A not-so-secret power-sharing deal between Musharraf and former Prime Minister Benazir Bhutto seems to have stalled over the issue of the General's military uniform — shorthand for Musharraf's desire to maintain the dual post of head of the military and President of the country. And Musharraf's enemy, former Prime Minister Nawaz Sharif, whom Musharraf overthrew in 1999 in a bloodless coup, has announced that he will return from exile next week to lead his party, the PML-N. Recent opinion polls show Sharif to be leading far ahead of both Bhutto and Musharraf. At this point he looks to be the strongest threat yet to Musharraf's reelection bid.

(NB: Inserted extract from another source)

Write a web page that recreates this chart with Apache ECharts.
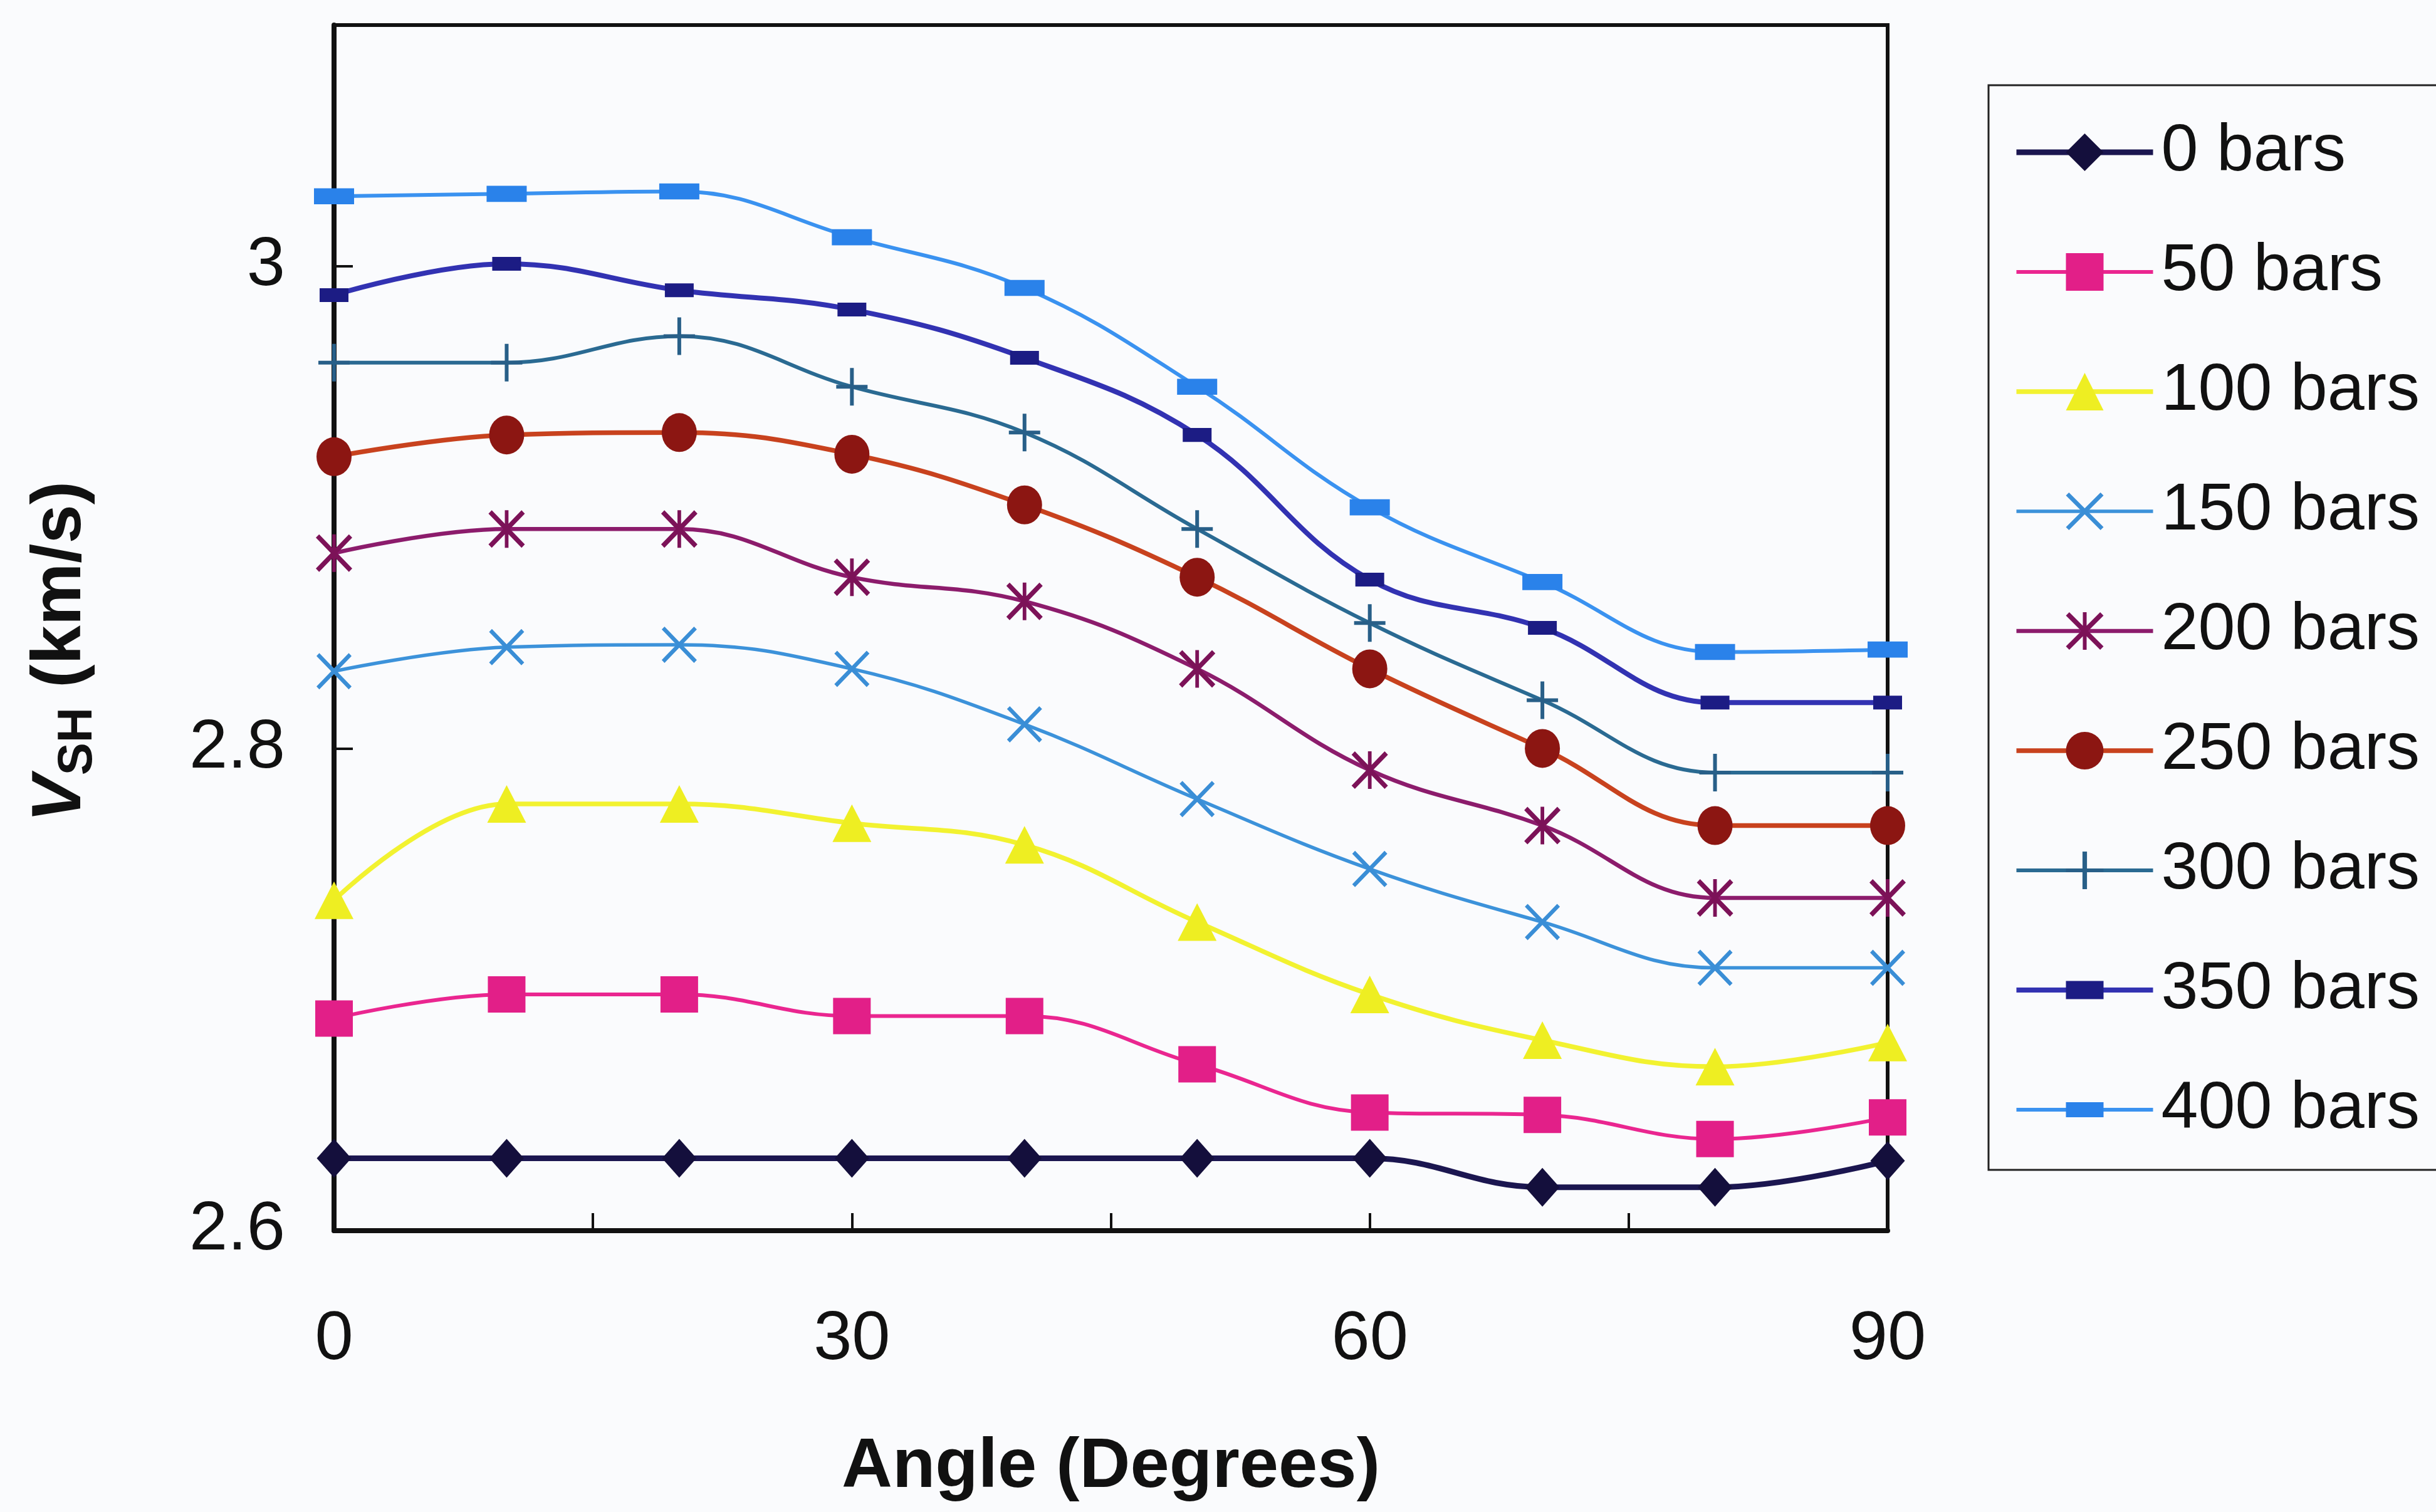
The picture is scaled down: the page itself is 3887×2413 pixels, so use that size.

But even emergency rule may backfire on the embattled President. With little support from the religious groups since July's raid on the Islamabad mosque, declining favor amongst the middle and upper classes for his cavalier attempts to interfere with the judiciary and even members of his own party defecting to support Nawaz Sharif, Musharraf may prove to be even too poisonous for the military, who have always appreciated widespread support from the populace. At this point, if Musharraf declares emergency rule, he is unlikely to get support from the military. His best bet, say some, would be to dissolve the assembly immediately. It's a risky proposition: doing so would gain Musharraf three months to polish up his image before a new electoral college reconvenes, but it is increasingly unlikely that any new assembly would vote him back into power. This time, it looks as if Musharraf may have finally run out of options.